Important info for upgrading to 2.12 and online reindexing

299 views
Skip to first unread message

Saša Živkov

unread,
May 2, 2016, 7:55:27 AM5/2/16
to repo-d...@googlegroups.com
If you are running a large Gerrit server with high load, are considering upgrading to 2.12
*and* rely on online reindexing then this info is important to you.

We did the upgrade last week and experienced some critical issues which we didn't see
when testing the upgrade on a test Gerrit server.

Due to an issue mentioned in [1], discussed further in [2] and also [3] we had to restart Gerrit
every 2-3 hours because an "NRT open/closed" thread died due to a StackOverflowError.
The problem was caused by a deep nesting of Lucene IndexReader's which seems to
happen only under a high load (therefore we didn't get this issue on our test Gerrit server)
and only when Lucene 5 has to read/write Lucene version 4 indexes.

Gerrit server was slow most of the time and our users kept complaining.
After every restart the online reindexing started from scratch and it couldn't finish until the next restart... so we had to look for other options.

We resolved the issue in the following way:
* create a copy of the production server on another machine at the time T
* run offline reindexing on the copy
* when the offline reindexing is done:
* shutdown the production Gerrit server
* copy the Lucene changes_0025 index from the copy to the production instance however, still
  keep the index version 14 active
* start the production instance
* find all changes which were updated (or created) since the time T:
"select change_id from changes where last_updated_on >= T"
and reindex these changes via REST API calls. We ran 30 parallel requests all the time
and it took about 10 minutes
* stop the production Gerrit server
* activate the index version 25, deactivate version 14
* start the production instance
* Done: the main problem is gone and Gerrit is again smooth and fast.
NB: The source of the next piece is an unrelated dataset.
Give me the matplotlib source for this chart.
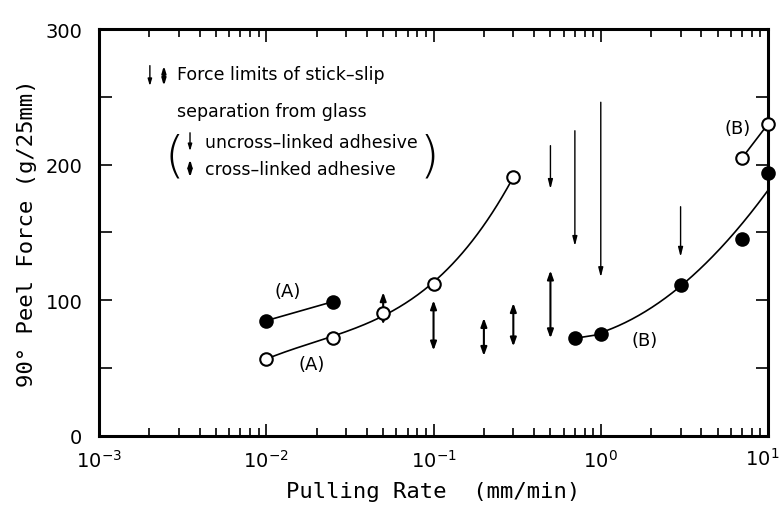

Another option would be to run offline reindexing on the production instance but we
couldn't afford 10 hours of downtime.

Ideally we should find/fix the issue with the deep nesting of IndexReader's.. until then
this info may save you quite some trouble.


Doug Kelly

unread,
May 2, 2016, 5:58:55 PM5/2/16
to Repo and Gerrit Discussion
Thanks Sasa, we're actually just coming up on our upgrade to 2.12, so it sounds like taking the time for an offline reindex is in our best interest.  Thankfully, our instance isn't nearly as large... a full reindex on our development VM (much less powerful than the prod server) only took about four hours. :)

Luca Milanesio

unread,
May 3, 2016, 4:00:25 AM5/3/16
to Repo and Gerrit Discussion, Doug Kelly, Zivkov, Sasa
We are actually using a different strategy for roll-out, which actually uses the workaround described by Saša as "standard rollout" procedure :-)
On-line reindexing can be somehow painful as it consumes precious CPU cycles and, in case of peak times, may even be the indirect cause of an outage.

We used the zero-downtime roll-out described at:

We have over 21K projects and around 80K changes, which means the *full reindex* would take around 30' for us, less than the 10h or the 4h of Doug, still too much for GerritHub.io.
That's why we elaborated our "zero downtime" upgrade strategy, which does NOT include the on-line reindexing.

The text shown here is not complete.